Required work =
Set down only those lines that fall from the line containing "Generate a Python" through the line containing "import plotly.graph_objects as go", unchanged and without pictures.

Materials provided =
==*==
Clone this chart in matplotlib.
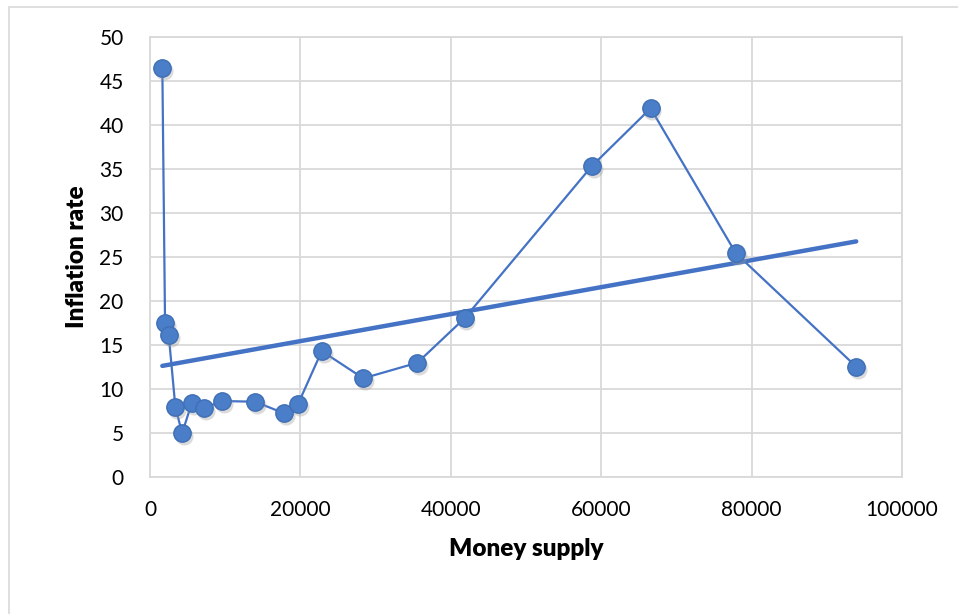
==*==
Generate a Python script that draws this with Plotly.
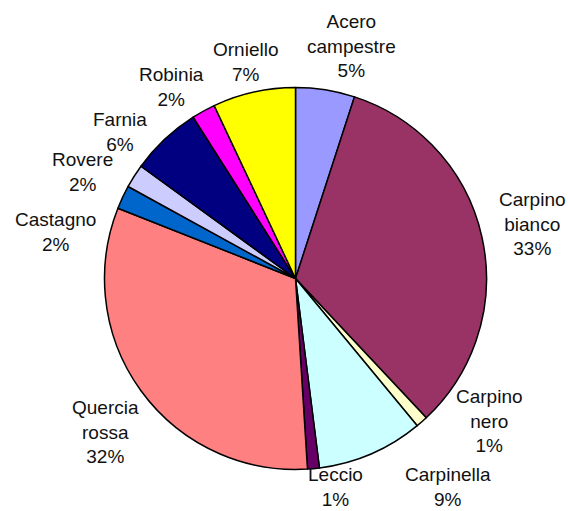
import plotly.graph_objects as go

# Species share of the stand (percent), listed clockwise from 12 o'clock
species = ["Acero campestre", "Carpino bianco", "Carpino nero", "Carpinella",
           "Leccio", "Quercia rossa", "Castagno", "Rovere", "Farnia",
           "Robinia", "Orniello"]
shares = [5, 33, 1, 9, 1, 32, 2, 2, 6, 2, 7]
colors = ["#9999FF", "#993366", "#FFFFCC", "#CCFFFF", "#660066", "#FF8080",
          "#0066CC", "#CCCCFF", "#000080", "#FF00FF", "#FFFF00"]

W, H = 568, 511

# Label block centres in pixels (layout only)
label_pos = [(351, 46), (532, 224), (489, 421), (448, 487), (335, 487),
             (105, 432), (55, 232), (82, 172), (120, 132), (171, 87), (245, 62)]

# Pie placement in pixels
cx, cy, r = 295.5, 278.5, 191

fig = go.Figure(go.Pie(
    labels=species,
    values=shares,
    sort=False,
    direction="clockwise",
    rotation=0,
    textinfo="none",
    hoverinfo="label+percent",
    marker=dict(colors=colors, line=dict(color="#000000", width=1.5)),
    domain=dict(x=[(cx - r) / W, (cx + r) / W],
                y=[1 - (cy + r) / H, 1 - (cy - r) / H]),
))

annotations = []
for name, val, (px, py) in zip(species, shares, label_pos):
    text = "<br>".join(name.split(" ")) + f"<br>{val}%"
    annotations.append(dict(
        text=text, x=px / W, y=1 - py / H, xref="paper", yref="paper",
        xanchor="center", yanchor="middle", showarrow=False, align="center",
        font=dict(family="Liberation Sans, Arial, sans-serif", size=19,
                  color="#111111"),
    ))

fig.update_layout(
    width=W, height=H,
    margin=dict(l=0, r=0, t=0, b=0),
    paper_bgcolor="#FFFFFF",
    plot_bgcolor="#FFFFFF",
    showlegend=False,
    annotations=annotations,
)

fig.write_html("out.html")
==*==
Finished answer =
Generate a Python script that draws this with Plotly.
import plotly.graph_objects as go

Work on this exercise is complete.